Task instructions — Quote the entries in full, character for character, without their images.

── Dataset records

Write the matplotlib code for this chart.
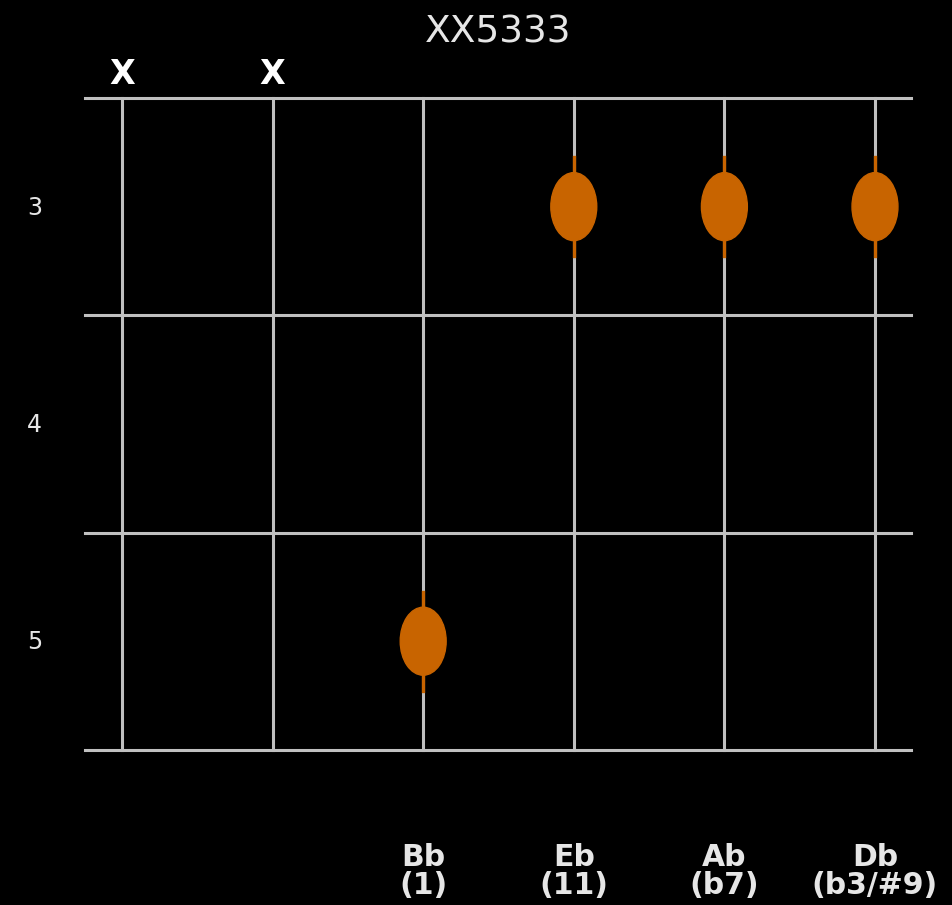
import matplotlib
matplotlib.use('Agg')
import matplotlib.pyplot as plt
from matplotlib.patches import Ellipse

# chord data
chord_name = "XX5333"
frets = [None, None, 5, 3, 3, 3]      # None = muted string
notes = ["", "", "Bb", "Eb", "Ab", "Db"]
intervals = ["", "", "(1)", "(11)", "(b7)", "(b3/#9)"]
fret_numbers = [3, 4, 5]

line_color = '#c0c0c0'
dot_color = '#c86400'
text_color = '#e6e6e6'

fig = plt.figure(figsize=(9.53, 9.05), dpi=100, facecolor='black')
ax = fig.add_axes([0, 0, 1, 1])
ax.set_facecolor('black')
ax.set_xlim(-0.810, 5.518)
ax.set_ylim(6.214, 2.049)
ax.axis('off')

n_strings = len(frets)
top = fret_numbers[0] - 0.5
bottom = fret_numbers[-1] + 0.5

# strings
for s in range(n_strings):
    ax.plot([s, s], [top, bottom], color=line_color, lw=2.2, zorder=1)

# frets
for f in range(len(fret_numbers) + 1):
    y = top + f
    ax.plot([-0.246, 5.24], [y, y], color=line_color, lw=2.2, zorder=1)

# fret numbers
for n in fret_numbers:
    ax.text(-0.58, n + 0.005, str(n), color=text_color, fontsize=17,
            ha='center', va='center')

# dots / muted strings
for s, f in enumerate(frets):
    if f is None:
        ax.text(s, 2.39, "X", color='white', fontsize=24, fontweight='bold',
                ha='center', va='center')
        continue
    ax.plot([s, s], [f - 0.228, f + 0.228], color=dot_color, lw=2.4, zorder=2)
    ax.add_patch(Ellipse((s, f), 0.305, 0.313, color=dot_color, zorder=3))

# note names and intervals
for s in range(n_strings):
    if notes[s]:
        ax.text(s, 6.06, notes[s] + "\n" + intervals[s], color=text_color,
                fontsize=21.5, fontweight='bold', ha='center', va='center',
                linespacing=0.97)

ax.text(2.5, 2.2, chord_name, color=text_color, fontsize=27,
        ha='center', va='center')

fig.savefig('out.png', dpi=100, facecolor='black')
plt.close(fig)
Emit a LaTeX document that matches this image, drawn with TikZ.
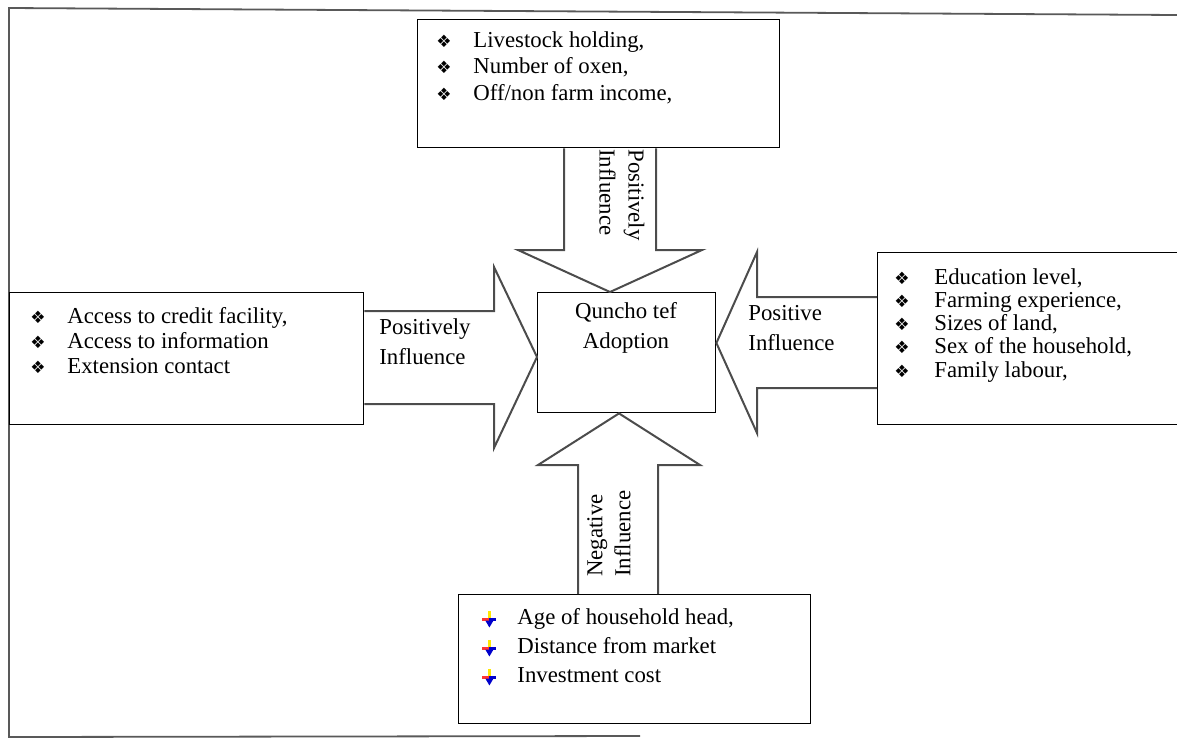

────

Answer to the task —
Write the matplotlib code for this chart.
import matplotlib
matplotlib.use('Agg')
import matplotlib.pyplot as plt
from matplotlib.patches import Ellipse

# chord data
chord_name = "XX5333"
frets = [None, None, 5, 3, 3, 3]      # None = muted string
notes = ["", "", "Bb", "Eb", "Ab", "Db"]
intervals = ["", "", "(1)", "(11)", "(b7)", "(b3/#9)"]
fret_numbers = [3, 4, 5]

line_color = '#c0c0c0'
dot_color = '#c86400'
text_color = '#e6e6e6'

fig = plt.figure(figsize=(9.53, 9.05), dpi=100, facecolor='black')
ax = fig.add_axes([0, 0, 1, 1])
ax.set_facecolor('black')
ax.set_xlim(-0.810, 5.518)
ax.set_ylim(6.214, 2.049)
ax.axis('off')

n_strings = len(frets)
top = fret_numbers[0] - 0.5
bottom = fret_numbers[-1] + 0.5

# strings
for s in range(n_strings):
    ax.plot([s, s], [top, bottom], color=line_color, lw=2.2, zorder=1)

# frets
for f in range(len(fret_numbers) + 1):
    y = top + f
    ax.plot([-0.246, 5.24], [y, y], color=line_color, lw=2.2, zorder=1)

# fret numbers
for n in fret_numbers:
    ax.text(-0.58, n + 0.005, str(n), color=text_color, fontsize=17,
            ha='center', va='center')

# dots / muted strings
for s, f in enumerate(frets):
    if f is None:
        ax.text(s, 2.39, "X", color='white', fontsize=24, fontweight='bold',
                ha='center', va='center')
        continue
    ax.plot([s, s], [f - 0.228, f + 0.228], color=dot_color, lw=2.4, zorder=2)
    ax.add_patch(Ellipse((s, f), 0.305, 0.313, color=dot_color, zorder=3))

# note names and intervals
for s in range(n_strings):
    if notes[s]:
        ax.text(s, 6.06, notes[s] + "\n" + intervals[s], color=text_color,
                fontsize=21.5, fontweight='bold', ha='center', va='center',
                linespacing=0.97)

ax.text(2.5, 2.2, chord_name, color=text_color, fontsize=27,
        ha='center', va='center')

fig.savefig('out.png', dpi=100, facecolor='black')
plt.close(fig)
Emit a LaTeX document that matches this image, drawn with TikZ.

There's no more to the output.